Requirement →
Provide an exact copy of the data, excluding the images.
+++ Material provided +++
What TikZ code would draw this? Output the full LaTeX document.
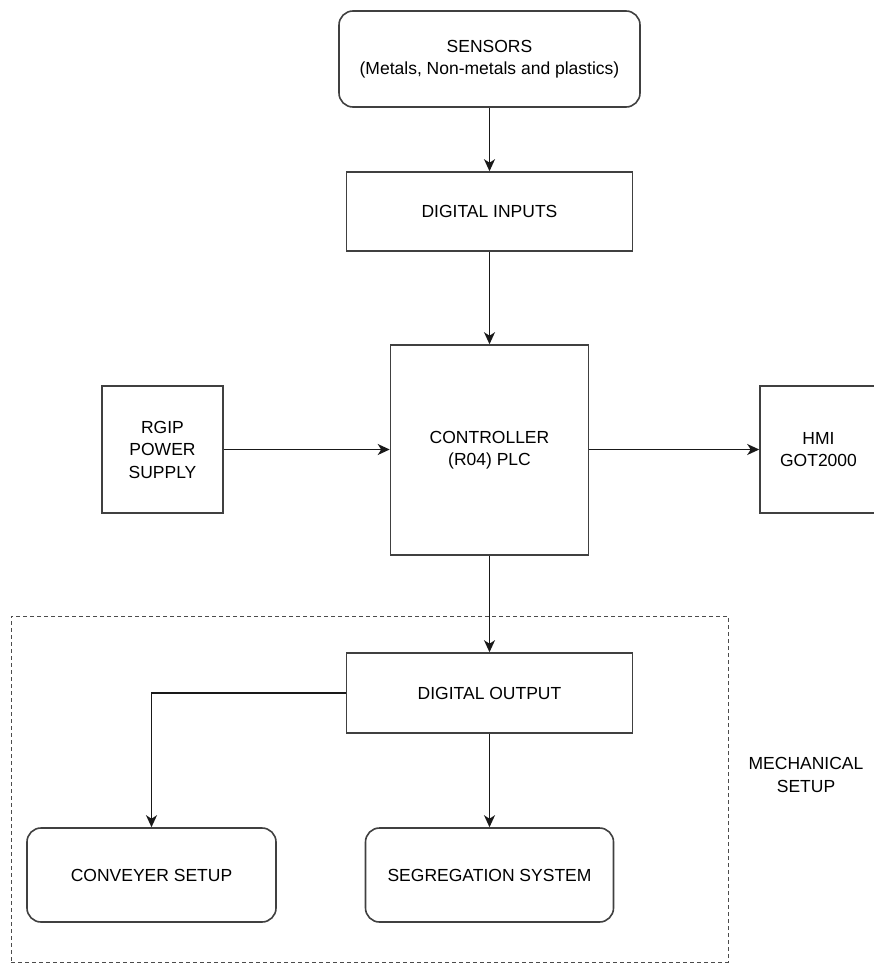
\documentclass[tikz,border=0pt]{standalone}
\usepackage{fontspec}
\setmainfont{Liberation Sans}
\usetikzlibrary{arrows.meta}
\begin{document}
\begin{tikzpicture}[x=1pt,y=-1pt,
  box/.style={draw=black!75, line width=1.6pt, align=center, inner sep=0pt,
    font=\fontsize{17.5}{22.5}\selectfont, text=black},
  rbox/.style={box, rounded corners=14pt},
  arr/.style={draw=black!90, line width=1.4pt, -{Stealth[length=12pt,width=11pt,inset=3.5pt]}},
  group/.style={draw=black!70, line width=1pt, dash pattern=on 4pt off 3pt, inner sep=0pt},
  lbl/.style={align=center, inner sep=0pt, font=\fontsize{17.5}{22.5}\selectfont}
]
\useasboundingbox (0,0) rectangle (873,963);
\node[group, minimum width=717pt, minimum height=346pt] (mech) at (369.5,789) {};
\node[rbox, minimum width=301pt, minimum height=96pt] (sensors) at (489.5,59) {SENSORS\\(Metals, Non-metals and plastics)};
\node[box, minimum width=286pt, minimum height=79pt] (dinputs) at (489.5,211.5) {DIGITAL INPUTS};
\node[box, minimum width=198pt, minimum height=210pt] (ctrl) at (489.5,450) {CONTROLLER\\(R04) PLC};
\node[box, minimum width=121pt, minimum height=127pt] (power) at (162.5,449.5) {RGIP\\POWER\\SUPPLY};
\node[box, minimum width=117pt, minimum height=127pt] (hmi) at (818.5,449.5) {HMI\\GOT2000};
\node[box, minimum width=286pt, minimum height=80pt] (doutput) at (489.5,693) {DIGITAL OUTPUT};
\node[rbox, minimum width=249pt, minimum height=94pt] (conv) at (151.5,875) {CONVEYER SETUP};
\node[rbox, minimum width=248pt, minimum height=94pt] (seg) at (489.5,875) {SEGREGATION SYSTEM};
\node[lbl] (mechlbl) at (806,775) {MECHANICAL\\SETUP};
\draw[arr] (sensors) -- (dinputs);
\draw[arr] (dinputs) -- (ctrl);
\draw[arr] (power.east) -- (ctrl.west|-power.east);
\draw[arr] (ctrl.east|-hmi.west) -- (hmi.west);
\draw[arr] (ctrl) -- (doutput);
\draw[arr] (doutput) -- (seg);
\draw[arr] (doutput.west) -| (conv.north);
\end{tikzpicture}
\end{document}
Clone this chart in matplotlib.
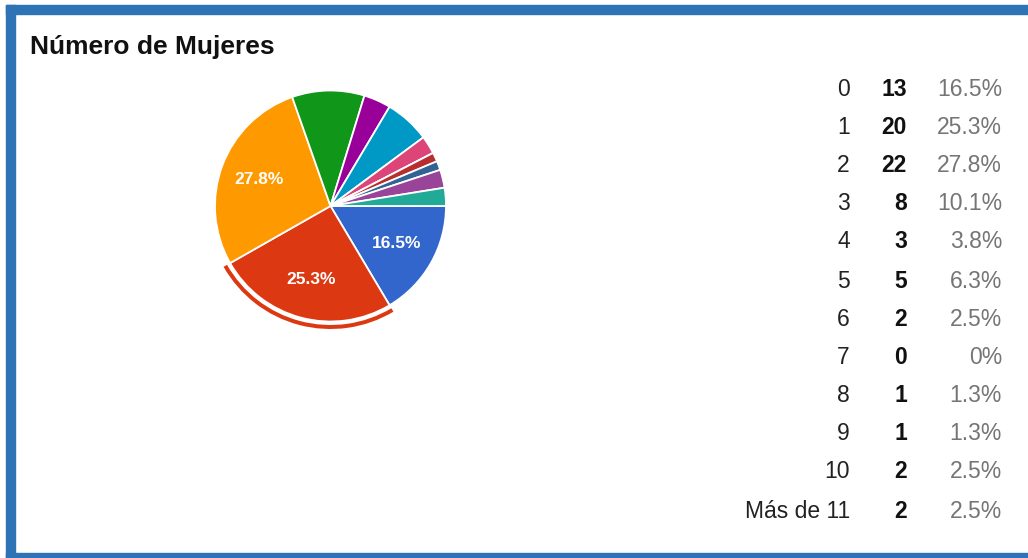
+++
Full response →
What TikZ code would draw this? Output the full LaTeX document.
\documentclass[tikz,border=0pt]{standalone}
\usepackage{fontspec}
\setmainfont{Liberation Sans}
\usetikzlibrary{arrows.meta}
\begin{document}
\begin{tikzpicture}[x=1pt,y=-1pt,
  box/.style={draw=black!75, line width=1.6pt, align=center, inner sep=0pt,
    font=\fontsize{17.5}{22.5}\selectfont, text=black},
  rbox/.style={box, rounded corners=14pt},
  arr/.style={draw=black!90, line width=1.4pt, -{Stealth[length=12pt,width=11pt,inset=3.5pt]}},
  group/.style={draw=black!70, line width=1pt, dash pattern=on 4pt off 3pt, inner sep=0pt},
  lbl/.style={align=center, inner sep=0pt, font=\fontsize{17.5}{22.5}\selectfont}
]
\useasboundingbox (0,0) rectangle (873,963);
\node[group, minimum width=717pt, minimum height=346pt] (mech) at (369.5,789) {};
\node[rbox, minimum width=301pt, minimum height=96pt] (sensors) at (489.5,59) {SENSORS\\(Metals, Non-metals and plastics)};
\node[box, minimum width=286pt, minimum height=79pt] (dinputs) at (489.5,211.5) {DIGITAL INPUTS};
\node[box, minimum width=198pt, minimum height=210pt] (ctrl) at (489.5,450) {CONTROLLER\\(R04) PLC};
\node[box, minimum width=121pt, minimum height=127pt] (power) at (162.5,449.5) {RGIP\\POWER\\SUPPLY};
\node[box, minimum width=117pt, minimum height=127pt] (hmi) at (818.5,449.5) {HMI\\GOT2000};
\node[box, minimum width=286pt, minimum height=80pt] (doutput) at (489.5,693) {DIGITAL OUTPUT};
\node[rbox, minimum width=249pt, minimum height=94pt] (conv) at (151.5,875) {CONVEYER SETUP};
\node[rbox, minimum width=248pt, minimum height=94pt] (seg) at (489.5,875) {SEGREGATION SYSTEM};
\node[lbl] (mechlbl) at (806,775) {MECHANICAL\\SETUP};
\draw[arr] (sensors) -- (dinputs);
\draw[arr] (dinputs) -- (ctrl);
\draw[arr] (power.east) -- (ctrl.west|-power.east);
\draw[arr] (ctrl.east|-hmi.west) -- (hmi.west);
\draw[arr] (ctrl) -- (doutput);
\draw[arr] (doutput) -- (seg);
\draw[arr] (doutput.west) -| (conv.north);
\end{tikzpicture}
\end{document}
Clone this chart in matplotlib.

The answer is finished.